Problem
From the first line of the listing below to the line with "import seaborn as sns", print each line exactly, and nothing more. Leave out the pictures.

• • • •

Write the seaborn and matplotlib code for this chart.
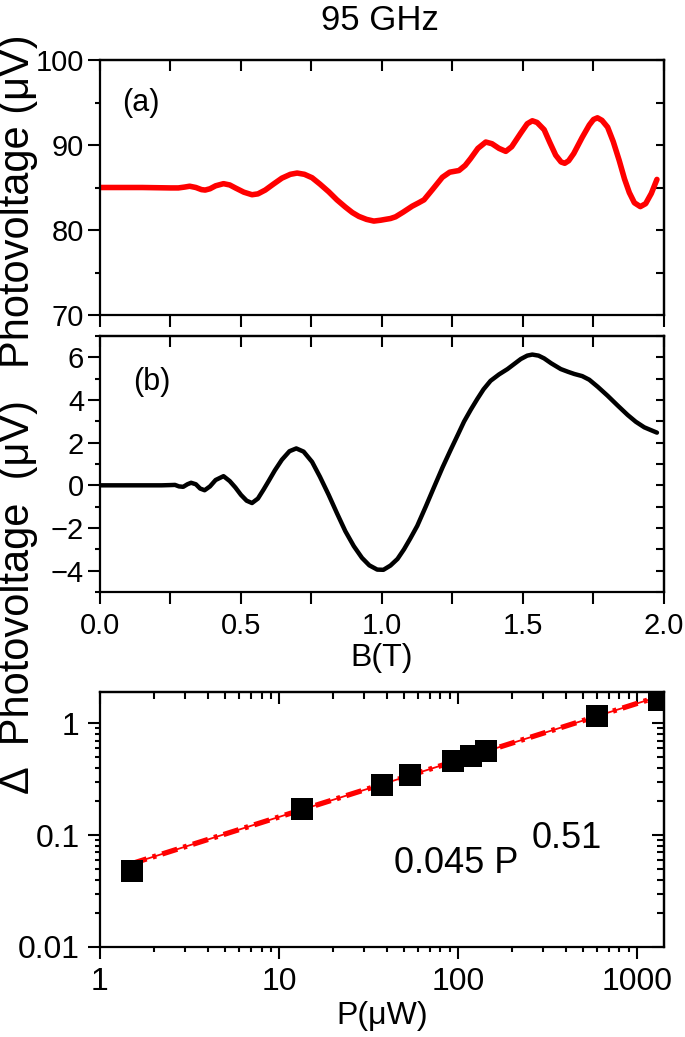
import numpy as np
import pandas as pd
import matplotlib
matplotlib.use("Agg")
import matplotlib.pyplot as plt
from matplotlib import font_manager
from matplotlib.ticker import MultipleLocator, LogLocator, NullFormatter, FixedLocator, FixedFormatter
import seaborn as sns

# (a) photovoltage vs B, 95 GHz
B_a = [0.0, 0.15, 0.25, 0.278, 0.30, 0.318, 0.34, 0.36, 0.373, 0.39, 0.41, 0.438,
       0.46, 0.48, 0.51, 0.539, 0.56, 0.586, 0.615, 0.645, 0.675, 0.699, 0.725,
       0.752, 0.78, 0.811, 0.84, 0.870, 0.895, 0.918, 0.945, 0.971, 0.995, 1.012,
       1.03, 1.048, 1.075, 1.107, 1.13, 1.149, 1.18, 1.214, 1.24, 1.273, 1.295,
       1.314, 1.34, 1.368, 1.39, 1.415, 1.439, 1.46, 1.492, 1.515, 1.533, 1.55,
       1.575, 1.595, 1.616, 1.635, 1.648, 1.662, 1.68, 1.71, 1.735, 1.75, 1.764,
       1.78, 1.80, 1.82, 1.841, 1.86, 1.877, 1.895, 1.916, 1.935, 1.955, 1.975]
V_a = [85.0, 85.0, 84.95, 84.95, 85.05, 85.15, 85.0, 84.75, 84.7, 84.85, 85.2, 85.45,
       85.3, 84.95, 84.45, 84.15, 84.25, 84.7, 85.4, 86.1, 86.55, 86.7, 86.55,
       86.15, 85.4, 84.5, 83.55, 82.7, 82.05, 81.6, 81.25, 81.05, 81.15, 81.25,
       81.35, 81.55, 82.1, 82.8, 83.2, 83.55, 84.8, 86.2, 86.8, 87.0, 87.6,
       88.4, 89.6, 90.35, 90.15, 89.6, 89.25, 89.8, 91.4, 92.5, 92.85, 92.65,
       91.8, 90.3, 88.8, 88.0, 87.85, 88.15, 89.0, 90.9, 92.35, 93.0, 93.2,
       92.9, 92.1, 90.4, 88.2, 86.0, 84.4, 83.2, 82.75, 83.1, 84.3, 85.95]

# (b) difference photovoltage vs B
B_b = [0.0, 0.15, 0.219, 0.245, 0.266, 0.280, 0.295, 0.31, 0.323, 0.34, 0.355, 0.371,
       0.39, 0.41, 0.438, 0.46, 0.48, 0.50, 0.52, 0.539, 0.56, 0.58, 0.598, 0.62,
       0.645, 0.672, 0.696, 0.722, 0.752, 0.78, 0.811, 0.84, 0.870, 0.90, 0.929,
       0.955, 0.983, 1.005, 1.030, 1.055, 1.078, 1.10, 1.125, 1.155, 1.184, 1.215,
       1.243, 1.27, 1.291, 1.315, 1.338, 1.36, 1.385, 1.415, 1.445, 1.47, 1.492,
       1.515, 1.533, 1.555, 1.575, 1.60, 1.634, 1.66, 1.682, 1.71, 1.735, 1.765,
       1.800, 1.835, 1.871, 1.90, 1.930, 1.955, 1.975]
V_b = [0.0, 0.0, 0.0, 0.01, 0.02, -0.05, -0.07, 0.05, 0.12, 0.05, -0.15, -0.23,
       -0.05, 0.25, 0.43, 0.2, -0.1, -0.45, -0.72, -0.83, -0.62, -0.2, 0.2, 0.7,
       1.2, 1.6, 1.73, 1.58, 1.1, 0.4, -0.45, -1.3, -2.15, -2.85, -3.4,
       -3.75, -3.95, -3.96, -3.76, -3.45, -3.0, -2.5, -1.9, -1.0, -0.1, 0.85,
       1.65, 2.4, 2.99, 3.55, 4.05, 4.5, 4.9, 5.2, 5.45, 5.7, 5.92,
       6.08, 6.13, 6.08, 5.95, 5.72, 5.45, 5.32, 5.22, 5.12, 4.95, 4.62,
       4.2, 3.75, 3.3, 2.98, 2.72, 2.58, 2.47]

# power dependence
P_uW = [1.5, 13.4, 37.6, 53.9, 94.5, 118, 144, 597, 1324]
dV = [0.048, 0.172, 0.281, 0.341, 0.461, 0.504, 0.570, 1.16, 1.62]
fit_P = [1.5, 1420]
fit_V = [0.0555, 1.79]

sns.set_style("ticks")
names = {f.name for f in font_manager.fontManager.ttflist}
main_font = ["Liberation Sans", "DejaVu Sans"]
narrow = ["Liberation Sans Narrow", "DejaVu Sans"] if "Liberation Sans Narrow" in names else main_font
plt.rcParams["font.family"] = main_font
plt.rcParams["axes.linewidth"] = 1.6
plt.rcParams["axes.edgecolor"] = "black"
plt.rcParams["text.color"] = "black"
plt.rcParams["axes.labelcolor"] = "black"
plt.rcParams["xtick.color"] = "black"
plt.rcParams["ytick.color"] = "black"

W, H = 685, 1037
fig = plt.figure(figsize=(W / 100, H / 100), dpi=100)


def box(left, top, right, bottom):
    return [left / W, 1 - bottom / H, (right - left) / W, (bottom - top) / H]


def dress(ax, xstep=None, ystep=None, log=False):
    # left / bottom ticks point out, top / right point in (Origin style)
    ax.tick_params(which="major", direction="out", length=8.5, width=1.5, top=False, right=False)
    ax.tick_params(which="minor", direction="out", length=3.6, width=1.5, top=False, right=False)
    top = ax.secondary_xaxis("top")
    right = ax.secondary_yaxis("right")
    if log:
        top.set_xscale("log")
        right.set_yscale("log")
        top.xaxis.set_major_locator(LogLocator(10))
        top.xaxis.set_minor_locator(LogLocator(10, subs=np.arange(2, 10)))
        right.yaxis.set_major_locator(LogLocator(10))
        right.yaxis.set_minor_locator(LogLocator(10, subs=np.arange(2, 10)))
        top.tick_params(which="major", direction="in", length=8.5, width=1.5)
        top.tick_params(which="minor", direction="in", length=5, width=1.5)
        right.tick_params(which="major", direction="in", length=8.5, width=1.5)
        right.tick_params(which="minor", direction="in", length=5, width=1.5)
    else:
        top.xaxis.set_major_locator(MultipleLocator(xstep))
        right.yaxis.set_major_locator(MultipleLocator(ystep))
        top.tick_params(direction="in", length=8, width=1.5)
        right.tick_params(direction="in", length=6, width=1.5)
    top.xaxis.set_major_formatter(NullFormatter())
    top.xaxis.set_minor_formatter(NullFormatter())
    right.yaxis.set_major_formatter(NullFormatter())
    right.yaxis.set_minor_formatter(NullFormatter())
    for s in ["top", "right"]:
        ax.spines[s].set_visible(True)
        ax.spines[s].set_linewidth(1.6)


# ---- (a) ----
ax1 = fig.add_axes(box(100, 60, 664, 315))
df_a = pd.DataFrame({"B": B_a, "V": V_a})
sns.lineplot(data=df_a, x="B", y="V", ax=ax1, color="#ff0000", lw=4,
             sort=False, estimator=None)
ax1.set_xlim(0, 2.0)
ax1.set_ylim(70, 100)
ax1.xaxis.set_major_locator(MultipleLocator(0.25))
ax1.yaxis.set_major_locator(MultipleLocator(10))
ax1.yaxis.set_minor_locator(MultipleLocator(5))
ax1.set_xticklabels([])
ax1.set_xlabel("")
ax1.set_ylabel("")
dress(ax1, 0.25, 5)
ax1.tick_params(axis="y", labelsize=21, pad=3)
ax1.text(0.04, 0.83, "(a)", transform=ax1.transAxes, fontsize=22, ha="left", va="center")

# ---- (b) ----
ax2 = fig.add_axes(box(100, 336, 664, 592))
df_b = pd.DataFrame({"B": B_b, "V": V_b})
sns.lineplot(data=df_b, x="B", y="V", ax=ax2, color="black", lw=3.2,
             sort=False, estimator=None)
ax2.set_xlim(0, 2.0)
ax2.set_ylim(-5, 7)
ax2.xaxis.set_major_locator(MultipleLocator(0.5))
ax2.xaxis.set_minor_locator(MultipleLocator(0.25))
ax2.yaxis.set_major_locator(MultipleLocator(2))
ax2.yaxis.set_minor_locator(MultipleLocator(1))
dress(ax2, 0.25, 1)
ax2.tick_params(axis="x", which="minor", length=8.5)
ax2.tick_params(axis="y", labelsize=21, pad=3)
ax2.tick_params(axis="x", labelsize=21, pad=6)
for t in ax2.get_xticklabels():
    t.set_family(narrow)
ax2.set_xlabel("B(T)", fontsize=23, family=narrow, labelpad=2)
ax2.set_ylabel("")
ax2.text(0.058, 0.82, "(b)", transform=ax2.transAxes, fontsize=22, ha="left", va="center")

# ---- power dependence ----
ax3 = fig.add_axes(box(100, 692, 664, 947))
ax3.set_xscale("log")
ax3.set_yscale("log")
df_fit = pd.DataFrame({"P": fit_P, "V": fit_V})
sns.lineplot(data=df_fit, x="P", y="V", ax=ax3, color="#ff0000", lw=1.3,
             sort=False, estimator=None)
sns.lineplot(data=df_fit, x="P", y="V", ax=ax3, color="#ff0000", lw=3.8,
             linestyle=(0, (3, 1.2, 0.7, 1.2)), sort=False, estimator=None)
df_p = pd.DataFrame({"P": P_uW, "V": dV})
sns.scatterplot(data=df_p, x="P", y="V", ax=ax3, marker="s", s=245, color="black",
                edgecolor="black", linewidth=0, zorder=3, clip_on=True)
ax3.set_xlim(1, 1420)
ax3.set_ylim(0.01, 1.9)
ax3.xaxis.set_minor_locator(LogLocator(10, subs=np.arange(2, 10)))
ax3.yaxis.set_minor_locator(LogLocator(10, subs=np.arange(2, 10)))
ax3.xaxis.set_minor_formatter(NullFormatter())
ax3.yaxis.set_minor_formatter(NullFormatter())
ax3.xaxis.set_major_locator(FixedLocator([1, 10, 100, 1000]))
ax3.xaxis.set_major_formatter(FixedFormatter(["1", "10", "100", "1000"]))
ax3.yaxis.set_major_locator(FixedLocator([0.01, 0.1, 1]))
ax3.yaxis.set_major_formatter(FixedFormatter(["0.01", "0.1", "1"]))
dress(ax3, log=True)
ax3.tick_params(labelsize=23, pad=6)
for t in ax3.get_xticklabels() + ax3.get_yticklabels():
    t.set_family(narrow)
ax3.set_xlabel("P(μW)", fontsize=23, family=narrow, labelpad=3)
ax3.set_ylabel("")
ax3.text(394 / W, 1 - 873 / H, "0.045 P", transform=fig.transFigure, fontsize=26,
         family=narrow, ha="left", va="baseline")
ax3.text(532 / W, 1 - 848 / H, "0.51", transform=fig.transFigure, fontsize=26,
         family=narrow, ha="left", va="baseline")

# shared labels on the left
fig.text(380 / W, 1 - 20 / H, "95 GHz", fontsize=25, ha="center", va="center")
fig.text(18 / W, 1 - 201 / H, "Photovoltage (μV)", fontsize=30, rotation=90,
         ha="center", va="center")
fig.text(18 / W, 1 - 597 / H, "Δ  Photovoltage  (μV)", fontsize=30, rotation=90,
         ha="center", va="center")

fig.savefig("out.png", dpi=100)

• • • •

The result
Write the seaborn and matplotlib code for this chart.
import numpy as np
import pandas as pd
import matplotlib
matplotlib.use("Agg")
import matplotlib.pyplot as plt
from matplotlib import font_manager
from matplotlib.ticker import MultipleLocator, LogLocator, NullFormatter, FixedLocator, FixedFormatter
import seaborn as sns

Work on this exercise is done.